Scott uncovers some great period on-set interviews and press clips, featuring Nicholson, Sellers, Ruth Gordon and others that reveals as much about Ashby's process as any remembrance. There was clearly as certain looseness to his sets that he not only encouraged but insisted upon. Additional footage from what appears to be a memorial to Ashby (he died in 1988) allows us to see peers such as Beatty and Harold and Maude star Bud Cort give funny and quite moving speeches about their friend.
Minus the personal testimony from the subject himself, Hal in many ways resembles the recent doc De Palma, as it moves chronologically from film to film, analyzing both the content and the level of difficulty it took to get each one made (screenwriter Robert Towne's stories in this department are invaluable). And after the critical and financial success of Being There, it's difficult to watch Ashby's reputation be so horribly tarnished by his string of bombs in the 1980s, culminating in 1986's 8 Million Ways to Die, starring Jeff Bridges and Rosanna Arquette (both of whom are interviewed for this film), which was physically taken out of Ashby's possession and finished by the studio.

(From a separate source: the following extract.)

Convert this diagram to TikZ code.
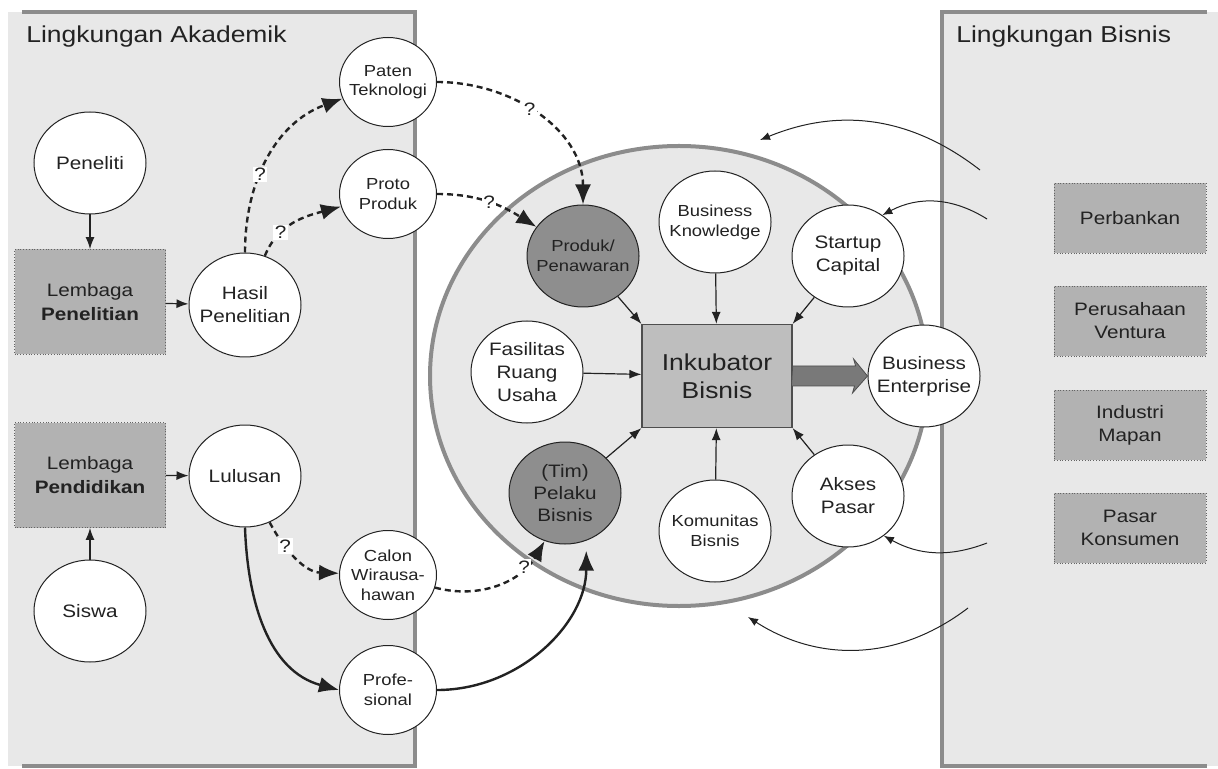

And as his career went into decline, so too did his personal life. According to the film, his drug habit got worse and his relationships continued to fall to pieces. A strange series of interviews with ex-lovers and grown children who never really new Ashby further cloud his legacy, but keep things honest. Sometimes these Hollywood stories don't all end in riches and fame Ashby is a filmmaker who, without question, deserves to have his work pushed back into the spotlight, and Scott documentary is clearly a product of love and admiration. It's almost impossible to imagine an era in cinema when directors could get away with the things that Ashby did creatively, but clearly we're all the better for the fact that he did.